When it first became clear that the US economy had entered a recession due to the coronavirus pandemic, some experts hoped that the recovery would take the form of a “V” – an abrupt decline in economic activity followed by a just-as-swift recovery, resulting in minimal lasting damage. While others were skeptical that such a recovery would take place, economic data from May and June seemed to reflect that this best-case scenario was indeed occurring. However, as we move into the third quarter of 2020, there are signs that the recovery is slowing and perhaps even reversing. Accounts receivable management (ARM) companies must monitor these developments in order to stay ahead of the curve and keep their strategic planning as up-to-date as possible.

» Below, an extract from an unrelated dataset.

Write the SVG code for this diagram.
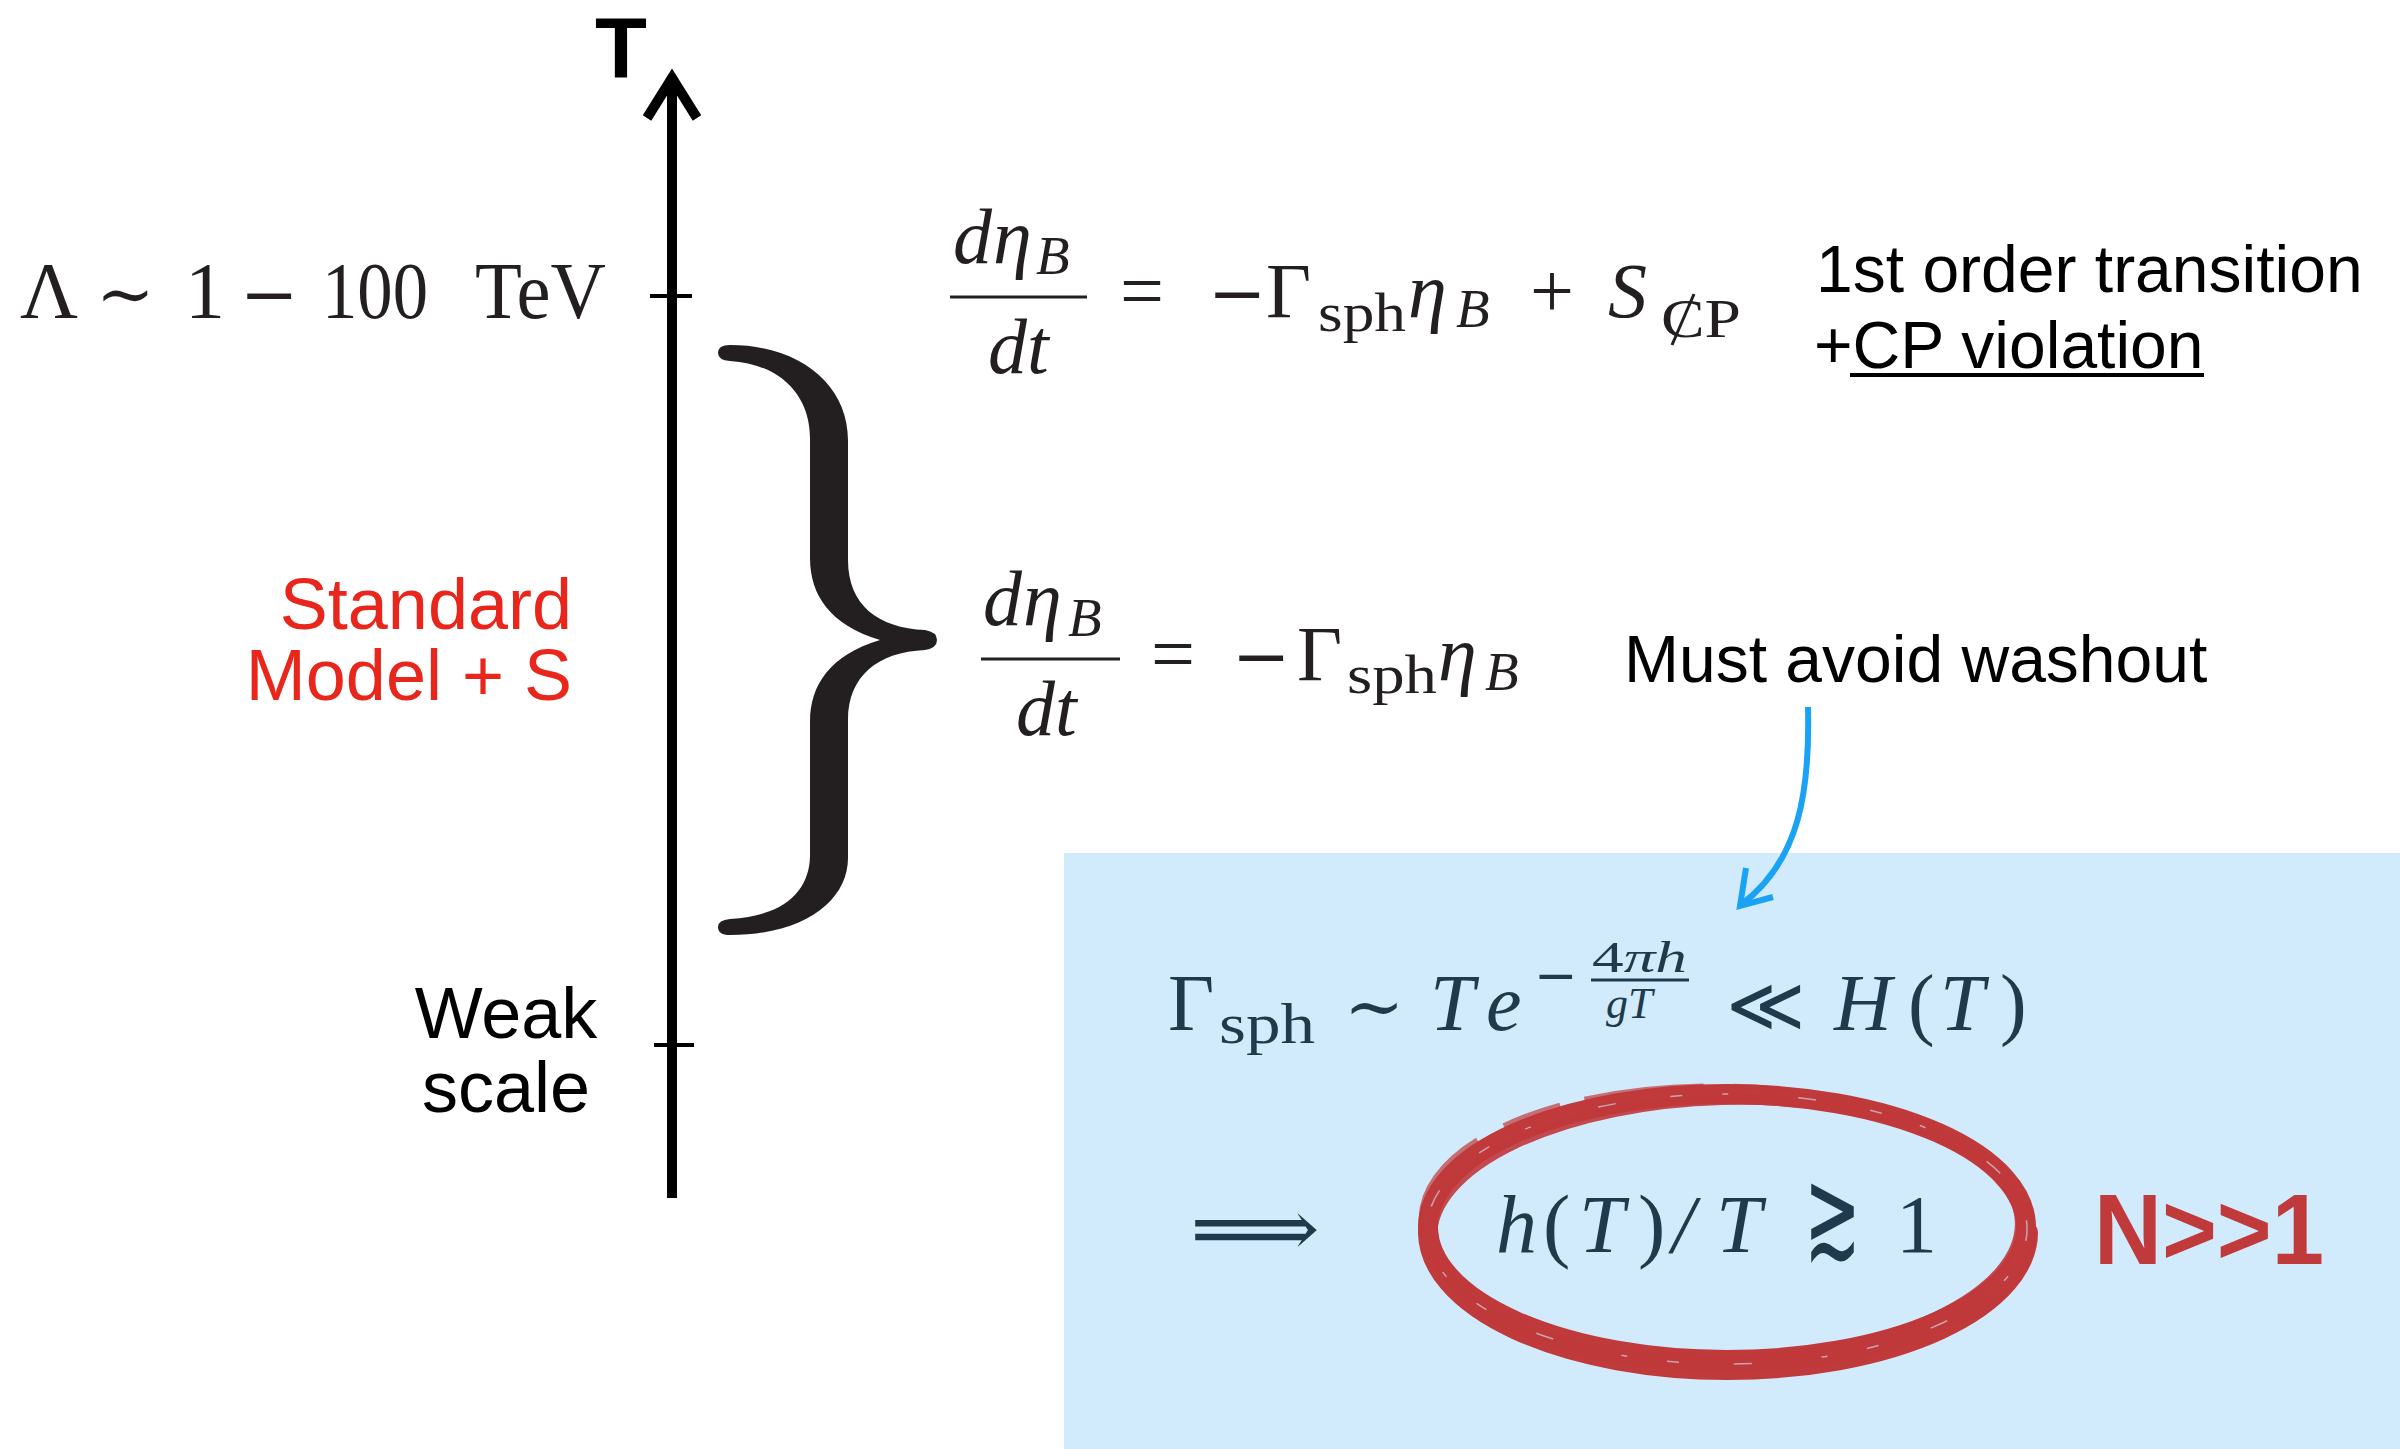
<svg xmlns="http://www.w3.org/2000/svg" width="2400" height="1449" viewBox="0 0 2400 1449">
<style>
.m{font-family:"Liberation Serif","DejaVu Serif",serif;fill:#231f20}
.mb{font-family:"Liberation Serif","DejaVu Serif",serif;fill:#1e3a4c}
.i{font-style:italic}
.s{font-family:"Liberation Sans",Arial,sans-serif}
.sym{font-family:"DejaVu Serif","DejaVu Sans",serif}
.bar{stroke:#231f20;stroke-width:3}
.barb{stroke:#1e3a4c;stroke-width:3}
.gap{fill:none;stroke:#d1ebfc;opacity:0.6}
</style>
<rect x="0" y="0" width="2400" height="1449" fill="#ffffff"/>
<g id="box"><rect x="1064" y="853" width="1336" height="596" fill="#d1ebfc"/></g>

<g id="axis">
<line x1="672" y1="80" x2="672" y2="1198" stroke="#000" stroke-width="10"/>
<path d="M647,118 L672,78 L697,118" fill="none" stroke="#000" stroke-width="10" stroke-linejoin="miter"/>
<line x1="650" y1="296" x2="692" y2="296" stroke="#000" stroke-width="4"/>
<line x1="654" y1="1045" x2="694" y2="1045" stroke="#000" stroke-width="4"/>
</g>
<g id="label-T"><text x="595" y="77" class="s" font-weight="bold" font-size="85" fill="#000">T</text></g>

<g id="label-lambda" class="m" font-size="80">
<text y="318"><tspan x="20">Λ</tspan><tspan x="96" class="sym" font-size="70">∼</tspan><tspan x="185">1</tspan><tspan x="240" class="sym" font-size="70">−</tspan><tspan x="322" textLength="106" lengthAdjust="spacingAndGlyphs">100</tspan><tspan x="475" textLength="131" lengthAdjust="spacingAndGlyphs">TeV</tspan></text>
</g>

<g id="label-sm" class="s" font-size="72" fill="#e8261b" text-anchor="end">
<text x="572" y="629">Standard<tspan x="572" y="700">Model + S</tspan></text>
</g>
<g id="label-weak" class="s" font-size="72" fill="#000" text-anchor="middle">
<text x="506" y="1038">Weak<tspan x="506" y="1112">scale</tspan></text>
</g>

<g id="brace">
<path fill="#231f20" d="M730,345 C800,345 848,385 848,440 L848,560 C848,605 878,628 925,630 Q937,632 937,640 Q937,648 925,650 C878,652 848,676 848,720 L848,858 C848,900 805,935 730,935 Q718,935 718,927 Q718,920 730,919 C785,916 810,890 810,855 L810,722 C810,685 830,655 880,640 C830,625 810,595 810,558 L810,438 C810,395 780,364 730,361 Q718,360 718,353 Q718,345 730,345 Z"/>
</g>

<g id="eq1" class="m" font-size="78">
<text x="953" y="263" class="i">d</text>
<text x="993" y="263" class="i">η</text>
<text x="1036" y="274" class="i" font-size="55">B</text>
<line x1="950" y1="297" x2="1087" y2="297" class="bar"/>
<text x="988" y="373" class="i">dt</text>
<text x="1120" y="317">=</text>
<text x="1208" y="317" class="sym" font-size="70">−</text>
<text x="1266" y="317">Γ</text>
<text x="1318" y="331" font-size="55" textLength="88" lengthAdjust="spacingAndGlyphs">sph</text>
<text x="1408" y="317" class="i">η</text>
<text x="1456" y="327" class="i" font-size="55">B</text>
<text x="1530" y="317">+</text>
<text x="1608" y="317" class="i">S</text>
<text x="1661" y="337" font-size="55" textLength="80" lengthAdjust="spacingAndGlyphs">CP</text>
<line x1="1672" y1="345" x2="1694" y2="294" class="bar"/>
</g>
<g id="note1" class="s" font-size="66" fill="#000">
<text x="1816" y="292">1st order transition</text>
<text x="1814" y="368">+CP violation</text>
<line x1="1850" y1="375" x2="2204" y2="375" stroke="#000" stroke-width="4"/>
</g>

<g id="eq2" class="m" font-size="78">
<text x="983" y="625" class="i">d</text>
<text x="1023" y="625" class="i">η</text>
<text x="1068" y="636" class="i" font-size="55">B</text>
<line x1="981" y1="659" x2="1120" y2="659" class="bar"/>
<text x="1016" y="735" class="i">dt</text>
<text x="1151" y="680">=</text>
<text x="1232" y="680" class="sym" font-size="70">−</text>
<text x="1297" y="680">Γ</text>
<text x="1347" y="693" font-size="55" textLength="90" lengthAdjust="spacingAndGlyphs">sph</text>
<text x="1438" y="680" class="i">η</text>
<text x="1485" y="690" class="i" font-size="55">B</text>
</g>
<g id="note2" class="s" font-size="66" fill="#000">
<text x="1624" y="682">Must avoid washout</text>
</g>

<g id="eq3" class="mb" font-size="80">
<text x="1168" y="1030">Γ</text>
<text x="1219" y="1043" font-size="56" textLength="96" lengthAdjust="spacingAndGlyphs">sph</text>
<text x="1344" y="1031" class="sym" font-size="72" fill="#1e3a4c">∼</text>
<text x="1430" y="1030" class="i">T</text>
<text x="1486" y="1030" class="i">e</text>
<text x="1534" y="993" class="sym" font-size="52" fill="#1e3a4c">−</text>
<text x="1592" y="972" font-size="44" textLength="95" lengthAdjust="spacingAndGlyphs">4<tspan class="i">πh</tspan></text>
<line x1="1591" y1="980" x2="1689" y2="980" class="barb"/>
<text x="1606" y="1018" class="i" font-size="44">gT</text>
<text x="1726" y="1031" class="sym" font-size="76" fill="#1e3a4c">≪</text>
<text x="1834" y="1030" class="i">H</text>
<text x="1908" y="1030">(</text>
<text x="1940" y="1030" class="i">T</text>
<text x="2000" y="1030">)</text>
</g>
<g id="eq4" class="mb" font-size="82">
<text x="1190" y="1256" class="sym" font-size="80" fill="#1e3a4c" textLength="130" lengthAdjust="spacingAndGlyphs">⟹</text>
<text x="1496" y="1252" class="i">h</text>
<text x="1543" y="1252">(</text>
<text x="1579" y="1252" class="i">T</text>
<text x="1638" y="1252">)</text>
<text x="1672" y="1252" class="i">/</text>
<text x="1716" y="1252" class="i">T</text>
<text transform="translate(1804,1258) scale(0.85,1.6)" font-family="DejaVu Sans, sans-serif" font-weight="200" font-size="80" fill="#1e3a4c">≳</text>
<text x="1896" y="1252">1</text>
</g>

<g id="circle" fill="none" stroke="#c0393b">
<ellipse cx="1727" cy="1227" rx="299" ry="133" stroke-width="20"/>
<ellipse cx="1726" cy="1230" rx="294" ry="130" stroke-width="10" transform="rotate(-1.5 1726 1230)" opacity="0.9"/>
<path d="M1428,1232 A300 138 0 0 0 2028,1232" stroke-width="20" stroke-linecap="round"/>
<path d="M1450,1280 A290 128 0 0 0 1980,1300" stroke-width="10" stroke-linecap="round" opacity="0.85"/>
<ellipse cx="1727" cy="1226" rx="306" ry="140" stroke-width="5" transform="rotate(1.5 1727 1226)" opacity="0.7" stroke-dasharray="120 30 60 25"/>
<ellipse cx="1727" cy="1229" rx="300" ry="135" class="gap" stroke-width="1.5" stroke-dasharray="12 40 6 70 18 55"/>
</g>
<g id="n-label"><text x="2094" y="1264" class="s" font-weight="bold" font-size="100" fill="#c0393b" textLength="230" lengthAdjust="spacingAndGlyphs">N&gt;&gt;1</text></g>

<g id="connectors">
<path d="M1808,707 C1810,790 1800,860 1742,904" fill="none" stroke="#1aa3f5" stroke-width="6"/>
<path d="M1746,868 L1740,906 L1773,897" fill="none" stroke="#1aa3f5" stroke-width="6" stroke-linejoin="miter"/>
</g>
</svg>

As stated previously, the economy appeared to be on a path towards a V-shaped rebound. March and April were disastrous; state lockdowns and uncertainty regarding the spread and effect of the coronavirus froze consumer demand, devasted industries like restaurants and retail, and led to millions of layoffs.
May and June, on the other hand, saw much stronger results than expected. Total nonfarm employment, which many economists predicted to fall by as much as 7.5 million jobs, rose by nearly 2.7 million in May and 4.8 million in June according to the latest release from the Bureau of Labor Statistics. These figures represent the two largest increases in nonfarm employment on record. Consumer spending, meanwhile, rose by 8.2% in May, after falling by 12.6% in April, according to the Bureau of Economic Analysis. Beyond these general indicators of improving economic health, certain segments of the economy that were hit particularly hard by the coronavirus have shown signs of recovery. For example, retail and food service providers, which were forced to severely limit or even fully suspend their operations in the early days of the pandemic, saw their sales rise by 18.5% in May and 7.5% in June month-over-month.
Unfortunately, there are signs that the recovery has stalled in recent week as coronavirus cases soared. For example, weekly first-time unemployment insurance claims – which is used as a barometer for unemployment – rose in mid-July for the first time since late March. This comes even at a time when headline unemployment is higher than it was at the peak of the Great Recession. In addition, the University of Michigan consumer confidence index, which takes the temperature of how consumers feel about their own financial situation and the general economic situation, declined by 7.2% in July. If consumers feel less secure, then they are less likely to go out and spend money, which cools economic output.
One of the biggest points of concern going forward is the lack of further government stimulus in the face of worsening conditions and the expiration of previous programs. At the end of July, the $600-a-week boost to unemployment benefits facilitated by the CARES act expired, meaning that those who have been able to comfortably meet their financial obligations with the boosted benefits may begin to struggle. The federal moratorium on evictions also ran out at the end of July, and, according to a recent Census Bureau survey, 33% of renters have little-to-no confidence that they’ll be able to meet their next payment.
These trends should be somewhat alarming for the ARM industry. Consumers who have lost their financial lifelines are less able to pay even a fraction of what they owe when in collections, and evictees are harder to locate and contact.
With the economic recovery losing momentum and government support running out, the onus is on Congress to pass new stimulus. Experts like Chicago Federal Reserve President Charles Evans assert that “if we go very long without somehow addressing the reduction and evaporation of that support… that would be very costly for the economy.” Though the Trump administration sought to get a second round of stimulus passed in the first week of August, negotiations between top Cabinet officials, Congressional Democrats, and certain Republicans have stalled. ARM firms should keep an eye on the progress of the second stimulus round – if a new bill is not signed by even mid-August, there could be dire implications for the economy.